I found the SUCCESs framework especially appealing for how simple, concise and concrete it was. This is something I will keep in mind whenever I will tell my story to others. In particular, I wish I had known about these concepts back when I wrote Overcoming Learning Anxiety.
Félix rating:
👍
👍
⭐ Star Quotes
Introduction: What Sticks?
Chapter 1 : Simple
- (p. 26) You can lose the ability to execute the original plan, but you never lose the responsibility of executing the intent.
- (p. 28) “A designer knows he has achieved perfection not when there is nothing left to add, but when there is nothing left to take away.” —Antoine de Saint-Exupéry
- (p. 41) Avoid burying the lead. Don’t start with something interesting but irrelevant in the hopes of entertaining the audience. Instead, work to make the core message itself more interesting.

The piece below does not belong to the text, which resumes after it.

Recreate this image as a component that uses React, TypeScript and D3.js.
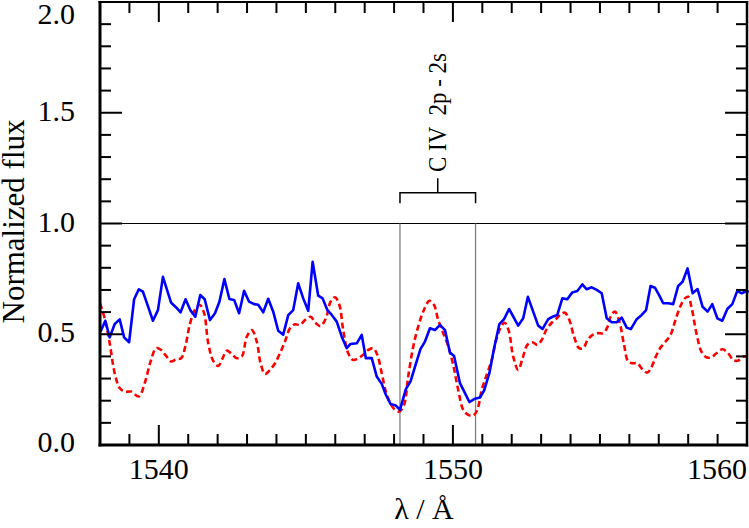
import React from "react";
import * as d3 from "d3";

const blueWave = [1538.02,1538.18,1538.33,1538.50,1538.67,1538.82,1538.99,1539.16,1539.32,1539.46,1539.63,1539.80,1539.97,1540.14,1540.29,1540.42,1540.59,1540.74,1540.91,1541.07,1541.24,1541.41,1541.56,1541.74,1541.91,1542.06,1542.23,1542.40,1542.56,1542.73,1542.90,1543.07,1543.24,1543.38,1543.55,1543.72,1543.89,1544.06,1544.23,1544.40,1544.57,1544.74,1544.91,1545.08,1545.23,1545.42,1545.57,1545.73,1545.88,1546.05,1546.22,1546.39,1546.52,1546.73,1546.90,1547.04,1547.24,1547.41,1547.58,1547.72,1547.88,1548.06,1548.20,1548.40,1548.56,1548.73,1548.90,1549.05,1549.22,1549.39,1549.56,1549.73,1549.90,1550.04,1550.24,1550.41,1550.56,1550.75,1550.92,1551.06,1551.24,1551.40,1551.58,1551.74,1551.91,1552.22,1552.39,1552.55,1552.73,1552.90,1553.05,1553.24,1553.39,1553.55,1553.72,1553.89,1554.06,1554.23,1554.40,1554.55,1554.72,1554.89,1555.06,1555.23,1555.40,1555.57,1555.74,1555.91,1556.05,1556.25,1556.42,1556.57,1556.72,1556.87,1557.02,1557.15,1557.32,1557.49,1557.66,1557.81,1557.98,1558.15,1558.32,1558.49,1558.66,1558.82,1558.99,1559.16,1559.33,1559.50,1559.67,1559.82,1559.99,1560.06];
const blueFlux = [0.512,0.561,0.486,0.546,0.567,0.486,0.464,0.658,0.703,0.692,0.627,0.561,0.609,0.759,0.696,0.642,0.621,0.599,0.658,0.609,0.579,0.677,0.658,0.564,0.595,0.647,0.749,0.659,0.655,0.595,0.696,0.647,0.636,0.633,0.599,0.660,0.602,0.516,0.498,0.586,0.609,0.730,0.662,0.606,0.827,0.674,0.662,0.609,0.587,0.557,0.489,0.437,0.456,0.459,0.497,0.392,0.392,0.309,0.276,0.227,0.185,0.178,0.159,0.252,0.287,0.362,0.434,0.467,0.527,0.519,0.542,0.519,0.417,0.402,0.279,0.234,0.194,0.209,0.214,0.246,0.324,0.437,0.546,0.568,0.614,0.539,0.572,0.669,0.602,0.539,0.524,0.568,0.579,0.587,0.662,0.658,0.689,0.695,0.725,0.703,0.712,0.700,0.685,0.572,0.554,0.554,0.575,0.530,0.523,0.568,0.587,0.609,0.718,0.710,0.674,0.640,0.640,0.636,0.718,0.737,0.797,0.685,0.704,0.624,0.602,0.636,0.572,0.561,0.614,0.636,0.696,0.685,0.695,0.690];

const redWave = [1538.00,1538.16,1538.33,1538.50,1538.67,1538.84,1539.06,1539.32,1539.52,1539.72,1539.91,1540.08,1540.25,1540.42,1540.59,1540.76,1540.90,1541.05,1541.22,1541.39,1541.54,1541.68,1541.85,1542.02,1542.17,1542.31,1542.48,1542.65,1542.82,1542.99,1543.16,1543.33,1543.46,1543.61,1543.78,1543.95,1544.12,1544.29,1544.46,1544.63,1544.80,1544.97,1545.16,1545.34,1545.50,1545.68,1545.84,1545.99,1546.14,1546.27,1546.44,1546.61,1546.78,1546.95,1547.12,1547.29,1547.43,1547.58,1547.72,1547.88,1548.03,1548.18,1548.34,1548.48,1548.65,1548.82,1548.99,1549.20,1549.36,1549.50,1549.67,1549.84,1550.01,1550.18,1550.35,1550.52,1550.69,1550.83,1550.98,1551.15,1551.32,1551.49,1551.66,1551.76,1551.90,1552.05,1552.22,1552.37,1552.53,1552.70,1552.87,1553.02,1553.19,1553.36,1553.53,1553.67,1553.81,1553.96,1554.12,1554.29,1554.43,1554.58,1554.75,1554.92,1555.11,1555.26,1555.37,1555.51,1555.66,1555.82,1555.96,1556.11,1556.27,1556.44,1556.61,1556.76,1556.90,1557.06,1557.23,1557.40,1557.55,1557.72,1557.89,1558.00,1558.11,1558.28,1558.45,1558.62,1558.79,1558.96,1559.17,1559.36,1559.53,1559.70,1559.87,1560.04];
const redFlux = [0.640,0.572,0.459,0.324,0.257,0.241,0.241,0.219,0.279,0.377,0.437,0.429,0.402,0.377,0.387,0.392,0.444,0.542,0.609,0.632,0.595,0.460,0.380,0.357,0.392,0.426,0.411,0.392,0.399,0.489,0.519,0.467,0.369,0.321,0.339,0.369,0.414,0.467,0.527,0.545,0.542,0.564,0.579,0.550,0.537,0.572,0.647,0.667,0.632,0.519,0.414,0.384,0.392,0.407,0.429,0.437,0.407,0.324,0.241,0.186,0.159,0.151,0.182,0.309,0.444,0.534,0.602,0.651,0.632,0.564,0.505,0.447,0.362,0.249,0.159,0.136,0.133,0.159,0.249,0.317,0.384,0.482,0.540,0.552,0.515,0.399,0.339,0.392,0.452,0.464,0.452,0.474,0.524,0.552,0.572,0.591,0.597,0.564,0.489,0.437,0.437,0.474,0.497,0.505,0.505,0.534,0.582,0.602,0.557,0.452,0.377,0.369,0.369,0.342,0.327,0.354,0.399,0.440,0.467,0.497,0.557,0.622,0.662,0.669,0.624,0.505,0.422,0.396,0.396,0.414,0.432,0.414,0.384,0.381,0.399,0.399];

const xTickLabels = ["1540", "1550", "1560"];
const yTickLabels = ["0.0", "0.5", "1.0", "1.5", "2.0"];
const lineComponents = [1548.2, 1550.77];
const lineLabel = "C IV  2p - 2s";
const xTitle = "λ / Å";
const yTitle = "Normalized flux";

const W = 749, H = 528;
const L = 100, R = 747, T = 2, B = 445;
const FONT = "'Liberation Serif', 'Times New Roman', serif";

export default function App() {
  const x = d3.scaleLinear().domain([1538, 1560]).range([L, R]);
  const y = d3.scaleLinear().domain([0, 2]).range([B, T]);

  const blue = blueWave.map((w, i) => [w, blueFlux[i]] as [number, number]);
  const red = redWave.map((w, i) => [w, redFlux[i]] as [number, number]);
  const lineLin = d3.line<[number, number]>().x(d => x(d[0])).y(d => y(d[1]));
  const lineSmooth = d3.line<[number, number]>().x(d => x(d[0])).y(d => y(d[1])).curve(d3.curveCatmullRom.alpha(0.5));

  const xMinor = d3.range(1538, 1560.5, 1);
  const yMinor = d3.range(0, 21).map(i => i / 10);

  const xa = x(lineComponents[0]);
  const xb = x(lineComponents[1]);
  const xm = (xa + xb) / 2;

  return (
    <svg width={W} height={H} style={{ position: "fixed", left: 0, top: 0, background: "#fff" }} fontFamily={FONT}>
      <defs>
        <clipPath id="plotclip"><rect x={L} y={T} width={W - L} height={B - T} /></clipPath>
      </defs>
      <rect x={0} y={0} width={W} height={H} fill="#fff" />
      <line x1={L} x2={R} y1={y(1)} y2={y(1)} stroke="#000" strokeWidth={1.2} />
      {lineComponents.map((w, i) => (
        <line key={i} x1={x(w)} x2={x(w)} y1={y(1)} y2={y(0)} stroke="#808080" strokeWidth={1.3} />
      ))}
      <path d={`M${xa},${203.3} V${192.7} H${xb} V${203.3} M${xm},${192.7} V${178.3}`} fill="none" stroke="#000" strokeWidth={1.5} />
      <text transform={`translate(${xm + 8.5},172) rotate(-90)`} fontSize={26} textLength={119} lengthAdjust="spacingAndGlyphs" style={{ whiteSpace: "pre" }}>{lineLabel}</text>

      <g clipPath="url(#plotclip)">
        <path d={lineSmooth(red) || ""} fill="none" stroke="#ff0000" strokeWidth={2.6} strokeDasharray="6,3.5" />
        <path d={lineLin(blue) || ""} fill="none" stroke="#0000ff" strokeWidth={2.6} strokeLinejoin="round" />
      </g>

      {xMinor.map((w, i) => {
        const major = Math.abs(w % 10) < 1e-6;
        const len = major ? 20 : 11;
        return (
          <g key={"xt" + i}>
            <line x1={x(w)} x2={x(w)} y1={B} y2={B - len} stroke="#000" strokeWidth={2} />
            <line x1={x(w)} x2={x(w)} y1={T} y2={T + len} stroke="#000" strokeWidth={2} />
          </g>
        );
      })}
      {yMinor.map((v, i) => {
        const major = i % 5 === 0;
        const len = major ? 22 : 11;
        return (
          <g key={"yt" + i}>
            <line x1={L} x2={L + len} y1={y(v)} y2={y(v)} stroke="#000" strokeWidth={2} />
            <line x1={R} x2={R - len} y1={y(v)} y2={y(v)} stroke="#000" strokeWidth={2} />
          </g>
        );
      })}

      <line x1={L} x2={L} y1={T - 1} y2={B + 1.5} stroke="#000" strokeWidth={3} />
      <line x1={L - 1.5} x2={R + 1.2} y1={B} y2={B} stroke="#000" strokeWidth={3} />
      <line x1={R} x2={R} y1={T - 1} y2={B + 1.5} stroke="#000" strokeWidth={2.5} />
      <line x1={L - 1.5} x2={R + 1.2} y1={T} y2={T} stroke="#000" strokeWidth={2.2} />

      {xTickLabels.map((t, i) => {
        const v = +t;
        const last = i === xTickLabels.length - 1;
        return (
          <text key={"xl" + i} x={x(v)} y={479} fontSize={30} textAnchor={last ? "end" : "middle"}>{t}</text>
        );
      })}
      {yTickLabels.map((t, i) => {
        const v = +t;
        let c = y(v) - 2;
        if (c < 14) c = 14;
        if (c > 442) c = 442;
        return (
          <text key={"yl" + i} x={75} y={c + 10} fontSize={30} textAnchor="end">{t}</text>
        );
      })}

      <text x={424} y={519} fontSize={30} textAnchor="middle">{xTitle}</text>
      <text transform="translate(24,221.5) rotate(-90)" fontSize={31} textAnchor="middle">{yTitle}</text>
    </svg>
  );
}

- (p. 56) If a message can’t be used to make predictions or decisions, it is without value, no matter how accurate or comprehensive it is.
- (p. 57) An accurate but useless idea is still useless.
Chapter 2 : Unexpected
- (p. 72) What sounds like common sense often isn’t. It’s your job, as a communicator, to expose the parts of your message that are uncommon sense.

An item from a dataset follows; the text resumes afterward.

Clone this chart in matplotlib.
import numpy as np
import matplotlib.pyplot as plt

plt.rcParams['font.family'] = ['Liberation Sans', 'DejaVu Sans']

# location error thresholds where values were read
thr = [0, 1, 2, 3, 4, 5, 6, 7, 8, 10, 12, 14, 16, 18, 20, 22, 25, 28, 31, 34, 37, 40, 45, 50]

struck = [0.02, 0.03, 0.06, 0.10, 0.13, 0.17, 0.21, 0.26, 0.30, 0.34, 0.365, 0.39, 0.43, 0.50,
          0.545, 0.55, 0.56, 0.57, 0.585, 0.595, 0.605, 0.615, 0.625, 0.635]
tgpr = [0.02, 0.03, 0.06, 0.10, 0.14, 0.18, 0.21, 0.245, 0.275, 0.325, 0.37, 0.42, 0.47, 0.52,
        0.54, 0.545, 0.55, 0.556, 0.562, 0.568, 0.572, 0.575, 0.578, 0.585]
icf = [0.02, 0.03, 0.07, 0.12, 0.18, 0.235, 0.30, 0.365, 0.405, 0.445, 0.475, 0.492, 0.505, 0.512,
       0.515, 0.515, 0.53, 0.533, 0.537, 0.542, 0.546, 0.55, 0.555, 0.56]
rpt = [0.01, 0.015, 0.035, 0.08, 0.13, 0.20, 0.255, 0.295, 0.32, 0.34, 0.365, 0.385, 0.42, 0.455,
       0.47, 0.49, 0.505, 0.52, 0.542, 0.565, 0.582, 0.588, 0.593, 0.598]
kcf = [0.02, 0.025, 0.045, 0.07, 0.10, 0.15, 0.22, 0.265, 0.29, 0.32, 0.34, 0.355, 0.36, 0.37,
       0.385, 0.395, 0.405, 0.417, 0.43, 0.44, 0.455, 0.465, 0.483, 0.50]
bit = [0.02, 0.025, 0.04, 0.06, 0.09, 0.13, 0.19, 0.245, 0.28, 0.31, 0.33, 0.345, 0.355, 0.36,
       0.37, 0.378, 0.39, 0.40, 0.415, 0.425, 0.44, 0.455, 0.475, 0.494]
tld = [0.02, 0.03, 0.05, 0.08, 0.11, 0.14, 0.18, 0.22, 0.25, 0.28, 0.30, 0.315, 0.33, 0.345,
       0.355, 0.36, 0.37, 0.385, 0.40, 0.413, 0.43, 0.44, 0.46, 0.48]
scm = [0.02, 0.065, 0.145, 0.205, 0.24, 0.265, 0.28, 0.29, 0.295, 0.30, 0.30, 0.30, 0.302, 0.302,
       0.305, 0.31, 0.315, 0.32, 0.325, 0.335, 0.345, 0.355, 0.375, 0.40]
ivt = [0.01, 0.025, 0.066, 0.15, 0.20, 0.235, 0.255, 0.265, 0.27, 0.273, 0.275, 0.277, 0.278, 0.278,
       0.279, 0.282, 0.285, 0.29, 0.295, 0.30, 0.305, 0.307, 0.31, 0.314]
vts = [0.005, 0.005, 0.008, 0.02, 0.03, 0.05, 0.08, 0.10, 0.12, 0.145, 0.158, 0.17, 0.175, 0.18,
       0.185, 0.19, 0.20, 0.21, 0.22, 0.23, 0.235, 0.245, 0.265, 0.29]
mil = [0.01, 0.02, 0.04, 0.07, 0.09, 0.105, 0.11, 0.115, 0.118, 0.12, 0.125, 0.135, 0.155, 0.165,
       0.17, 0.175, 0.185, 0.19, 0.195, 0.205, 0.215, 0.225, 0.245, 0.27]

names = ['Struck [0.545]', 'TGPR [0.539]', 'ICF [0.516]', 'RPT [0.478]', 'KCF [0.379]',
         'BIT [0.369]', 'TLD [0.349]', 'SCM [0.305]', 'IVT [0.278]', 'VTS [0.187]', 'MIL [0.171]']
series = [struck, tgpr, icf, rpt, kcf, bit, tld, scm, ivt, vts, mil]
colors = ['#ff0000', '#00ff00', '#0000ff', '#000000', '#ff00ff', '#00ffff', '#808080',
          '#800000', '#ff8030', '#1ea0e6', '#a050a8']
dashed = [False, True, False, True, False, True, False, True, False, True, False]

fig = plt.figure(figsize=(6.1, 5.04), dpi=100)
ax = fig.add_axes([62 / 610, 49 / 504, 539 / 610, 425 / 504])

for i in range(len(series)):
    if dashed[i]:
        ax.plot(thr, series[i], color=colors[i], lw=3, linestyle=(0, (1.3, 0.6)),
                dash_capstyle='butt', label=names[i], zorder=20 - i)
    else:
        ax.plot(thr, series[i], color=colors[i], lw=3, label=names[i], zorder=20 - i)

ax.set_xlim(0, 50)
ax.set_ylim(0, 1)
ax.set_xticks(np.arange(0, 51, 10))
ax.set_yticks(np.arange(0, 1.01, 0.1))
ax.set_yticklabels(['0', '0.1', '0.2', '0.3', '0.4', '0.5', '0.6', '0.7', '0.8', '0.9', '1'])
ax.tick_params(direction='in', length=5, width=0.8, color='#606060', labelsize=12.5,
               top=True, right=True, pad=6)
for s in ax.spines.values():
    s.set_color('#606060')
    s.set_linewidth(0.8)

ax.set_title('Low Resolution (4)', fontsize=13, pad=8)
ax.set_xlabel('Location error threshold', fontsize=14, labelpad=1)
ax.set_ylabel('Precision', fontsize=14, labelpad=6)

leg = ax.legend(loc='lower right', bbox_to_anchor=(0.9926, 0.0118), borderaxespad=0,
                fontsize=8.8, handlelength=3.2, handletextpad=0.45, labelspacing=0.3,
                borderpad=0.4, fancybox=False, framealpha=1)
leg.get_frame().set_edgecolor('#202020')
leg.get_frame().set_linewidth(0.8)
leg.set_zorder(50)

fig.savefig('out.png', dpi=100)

- (p. 85, 87) The trick to convincing people that they need our message is to first highlight some specific knowledge that they’re missing. […] Make them care about knowing something, then tell them what they want to know.
- (p. 88) To make our communications more effective, we need to shift our thinking from “What information do I need to convey?” to “What questions do I want my audience to ask?”
Chapter 3 : Concrete
Chapter 4 : Credible
- (p. 147) Use statistics as input, not output. Use them to make us your mind on an issue. Don’t make up your mind and then go looking for the numbers to support yourself.

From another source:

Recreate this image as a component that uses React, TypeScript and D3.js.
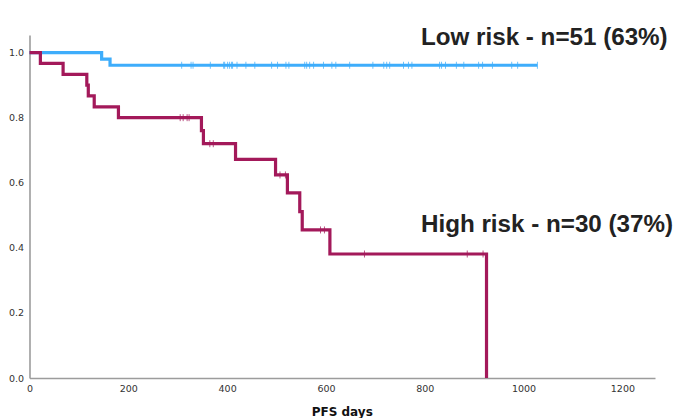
import React, { useRef, useEffect } from "react";
import { select, scaleLinear, axisLeft, axisBottom, line, curveStepAfter, bisector } from "d3";

// Kaplan-Meier steps: [days, survival]
const lowRiskSteps: [number, number][] = [
  [0, 1.0],
  [146, 0.98],
  [163, 0.961],
  [1028, 0.961],
];
const lowRiskCensored = [
  308, 327, 331, 366, 393, 395, 401, 405, 409, 411, 420, 438, 456, 490, 502, 519, 525,
  557, 561, 567, 575, 595, 612, 620, 648, 695, 717, 723, 729, 757, 767, 774, 830, 834,
  842, 864, 879, 909, 917, 937, 976, 988, 1028,
];

const highRiskSteps: [number, number][] = [
  [0, 1.0],
  [22, 0.967],
  [68, 0.933],
  [116, 0.9],
  [119, 0.867],
  [131, 0.833],
  [180, 0.8],
  [348, 0.76],
  [352, 0.72],
  [417, 0.672],
  [498, 0.624],
  [522, 0.569],
  [547, 0.511],
  [552, 0.455],
  [608, 0.381],
  [925, 0.0],
];
const highRiskCensored = [305, 311, 319, 323, 365, 372, 507, 518, 589, 597, 678, 886, 918];

const xTicks = [0, 200, 400, 600, 800, 1000, 1200];
const yTicks = [0, 0.2, 0.4, 0.6, 0.8, 1.0];

const groups = [
  { name: "Low risk - n=51 (63%)", steps: lowRiskSteps, censored: lowRiskCensored, color: "#3eadfb", labelX: 421, labelY: 44.5 },
  { name: "High risk - n=30 (37%)", steps: highRiskSteps, censored: highRiskCensored, color: "#a3195a", labelX: 421, labelY: 232 },
];

export default function App() {
  const svgRef = useRef<SVGSVGElement>(null);

  useEffect(() => {
    const svg = select(svgRef.current);
    svg.selectAll("*").remove();

    const xScale = scaleLinear().domain([0, 1266]).range([29.5, 655]);
    const yScale = scaleLinear().domain([0, 1.054]).range([378, 35]);

    // axes
    const xAxis = axisBottom(xScale)
      .tickValues(xTicks)
      .tickSize(0)
      .tickPadding(7)
      .tickFormat((d) => String(d));
    const gx = svg.append("g").attr("transform", `translate(0,${yScale(0)})`).call(xAxis);

    const yAxis = axisLeft(yScale)
      .tickValues(yTicks)
      .tickSize(0)
      .tickPadding(5.5)
      .tickFormat((d) => (+d).toFixed(1));
    const gy = svg.append("g").attr("transform", `translate(${xScale(0)},0)`).call(yAxis);

    [gx, gy].forEach((g) => {
      g.select(".domain").attr("stroke", "#9c9c9c").attr("stroke-width", 1.6);
      g.selectAll("text")
        .attr("fill", "#333")
        .style("font-family", "DejaVu Sans, sans-serif")
        .style("font-size", "9.5px");
    });

    const myLine = line<[number, number]>()
      .x((d) => xScale(d[0]))
      .y((d) => yScale(d[1]))
      .curve(curveStepAfter);

    const stepAt = bisector((d: [number, number]) => d[0]).right;

    groups.forEach((grp) => {
      svg
        .append("path")
        .datum(grp.steps)
        .attr("d", myLine)
        .attr("fill", "none")
        .attr("stroke", grp.color)
        .attr("stroke-width", 3.2)
        .attr("stroke-linejoin", "miter");

      svg
        .append("g")
        .selectAll("line")
        .data(grp.censored)
        .join("line")
        .attr("x1", (d) => xScale(d))
        .attr("x2", (d) => xScale(d))
        .attr("y1", (d) => yScale(grp.steps[stepAt(grp.steps, d) - 1][1]) - 3.5)
        .attr("y2", (d) => yScale(grp.steps[stepAt(grp.steps, d) - 1][1]) + 3.5)
        .attr("stroke", grp.color)
        .attr("stroke-opacity", 0.75)
        .attr("stroke-width", 1);

      svg
        .append("text")
        .attr("x", grp.labelX)
        .attr("y", grp.labelY)
        .attr("fill", "#222")
        .style("font-family", "Liberation Sans, Arial, sans-serif")
        .style("font-weight", "bold")
        .style("font-size", "24.2px")
        .text(grp.name);
    });

    svg
      .append("text")
      .attr("x", (xScale(0) + xScale(1266)) / 2)
      .attr("y", 415.5)
      .attr("text-anchor", "middle")
      .attr("fill", "#111")
      .style("font-family", "DejaVu Sans, sans-serif")
      .style("font-weight", "bold")
      .style("font-size", "12px")
      .text("PFS days");
  }, []);

  return (
    <svg
      ref={svgRef}
      width={676}
      height={418}
      style={{ position: "absolute", left: 0, top: 0, background: "#fff" }}
    />
  );
}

- (p. 158) The job of coaches is to fill people’s Emotional Tank.
Chapter 5 : Emotional
- (p. 168) Beliefs count for a lot, but belief isn’t enough. For people to take action, they have to care.
- (p. 169) The goal of making messages “emotional” is to make people care. Feelings inspire people to act.
- (p. 173) The most basic way to make people care is to form an association between something they don’t yet care about and something they do care about.
- (p. 179) Emphasize benefits, not features. What is the benefit of the benefit?
Chapter 6 : Stories
- (p. 206) ⭐ A credible idea makes people believe. An emotional idea makes people care. The right stories make people act.
- (p. 224) We don’t always have to create sticky ideas. Spotting them is often easier and more useful.
Epilogue : What Sticks
- (p. 243) One of the worst things about knowing a lot, or having access to a lot of information, is that we’re tempted to share it all.
- (p. 245) The same factors that work to your advantage in finding an answer will backfire when telling it to others. An answer requires expertise, which comes with the Curse of Knowledge.
- (p. 253) Employees need to be able to “talk strategy”. And if they can talk strategy back to you, you’ll benefit from insights that would otherwise be untapped and invisible.
- (p. 255) A strategy is, at its core, a guide to behavior. A good strategy drives actions that differentiate the company and product financial success.